• Your task: Skipping all pictures, set down the lines of the listing from the first through the one with "import seaborn as sns".

• Data excerpt:
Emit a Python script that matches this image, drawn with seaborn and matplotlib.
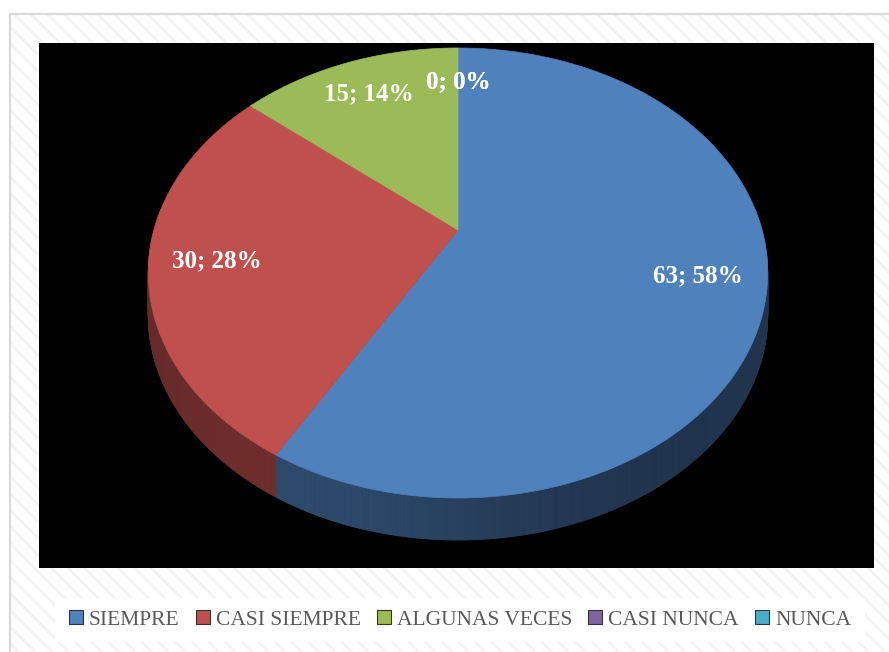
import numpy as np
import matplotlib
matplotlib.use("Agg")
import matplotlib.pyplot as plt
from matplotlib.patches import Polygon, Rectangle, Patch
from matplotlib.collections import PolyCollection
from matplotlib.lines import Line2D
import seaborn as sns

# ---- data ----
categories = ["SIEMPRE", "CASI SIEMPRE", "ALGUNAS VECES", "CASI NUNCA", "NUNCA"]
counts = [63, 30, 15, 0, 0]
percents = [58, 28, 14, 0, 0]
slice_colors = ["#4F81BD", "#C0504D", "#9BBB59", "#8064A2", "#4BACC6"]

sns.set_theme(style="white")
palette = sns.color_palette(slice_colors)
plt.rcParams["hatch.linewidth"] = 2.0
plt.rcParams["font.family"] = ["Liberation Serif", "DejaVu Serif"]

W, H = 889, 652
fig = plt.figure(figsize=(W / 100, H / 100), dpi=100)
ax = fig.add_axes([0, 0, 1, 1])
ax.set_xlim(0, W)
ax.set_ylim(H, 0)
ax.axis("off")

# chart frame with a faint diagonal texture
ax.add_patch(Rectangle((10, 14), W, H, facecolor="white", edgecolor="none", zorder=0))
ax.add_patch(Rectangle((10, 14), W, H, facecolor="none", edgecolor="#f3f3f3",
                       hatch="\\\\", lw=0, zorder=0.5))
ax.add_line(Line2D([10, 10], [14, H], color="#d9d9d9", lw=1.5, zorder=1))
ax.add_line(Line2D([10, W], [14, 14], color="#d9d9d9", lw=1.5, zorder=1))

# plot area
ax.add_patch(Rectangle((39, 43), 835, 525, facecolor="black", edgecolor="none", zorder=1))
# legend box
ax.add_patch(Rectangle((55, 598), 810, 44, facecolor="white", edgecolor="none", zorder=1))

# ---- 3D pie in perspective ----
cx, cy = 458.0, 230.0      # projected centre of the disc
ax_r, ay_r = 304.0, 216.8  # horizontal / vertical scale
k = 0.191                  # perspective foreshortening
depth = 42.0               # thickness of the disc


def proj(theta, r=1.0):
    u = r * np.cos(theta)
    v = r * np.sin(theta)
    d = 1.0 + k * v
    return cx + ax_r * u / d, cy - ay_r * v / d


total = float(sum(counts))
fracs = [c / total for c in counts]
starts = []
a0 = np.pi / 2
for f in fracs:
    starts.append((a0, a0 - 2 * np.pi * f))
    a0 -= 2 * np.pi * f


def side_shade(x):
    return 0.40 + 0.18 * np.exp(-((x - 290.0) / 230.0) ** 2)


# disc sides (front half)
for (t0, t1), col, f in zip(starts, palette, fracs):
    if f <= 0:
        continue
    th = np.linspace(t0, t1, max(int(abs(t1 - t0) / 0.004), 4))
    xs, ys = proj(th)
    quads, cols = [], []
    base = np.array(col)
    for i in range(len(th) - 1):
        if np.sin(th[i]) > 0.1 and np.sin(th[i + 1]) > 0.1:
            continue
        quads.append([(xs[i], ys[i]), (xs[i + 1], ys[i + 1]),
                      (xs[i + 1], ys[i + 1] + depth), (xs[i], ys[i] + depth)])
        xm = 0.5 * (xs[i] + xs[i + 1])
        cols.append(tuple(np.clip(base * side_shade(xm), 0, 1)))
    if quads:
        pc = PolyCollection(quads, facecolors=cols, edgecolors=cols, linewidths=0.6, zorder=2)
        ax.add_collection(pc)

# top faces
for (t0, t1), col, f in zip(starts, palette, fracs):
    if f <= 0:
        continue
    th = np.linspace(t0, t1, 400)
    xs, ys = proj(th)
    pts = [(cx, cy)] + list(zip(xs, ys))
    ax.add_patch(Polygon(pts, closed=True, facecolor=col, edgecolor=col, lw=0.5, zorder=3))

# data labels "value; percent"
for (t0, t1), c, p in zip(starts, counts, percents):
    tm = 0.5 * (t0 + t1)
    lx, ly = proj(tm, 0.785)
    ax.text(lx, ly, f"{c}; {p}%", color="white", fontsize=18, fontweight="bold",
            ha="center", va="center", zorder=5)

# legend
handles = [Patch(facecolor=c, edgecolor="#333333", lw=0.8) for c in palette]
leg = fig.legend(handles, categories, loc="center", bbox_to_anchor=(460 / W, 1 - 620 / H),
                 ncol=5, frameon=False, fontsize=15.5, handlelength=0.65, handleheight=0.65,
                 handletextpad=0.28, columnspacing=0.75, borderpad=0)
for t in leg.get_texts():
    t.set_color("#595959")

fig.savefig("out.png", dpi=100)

• Correct response:
Emit a Python script that matches this image, drawn with seaborn and matplotlib.
import numpy as np
import matplotlib
matplotlib.use("Agg")
import matplotlib.pyplot as plt
from matplotlib.patches import Polygon, Rectangle, Patch
from matplotlib.collections import PolyCollection
from matplotlib.lines import Line2D
import seaborn as sns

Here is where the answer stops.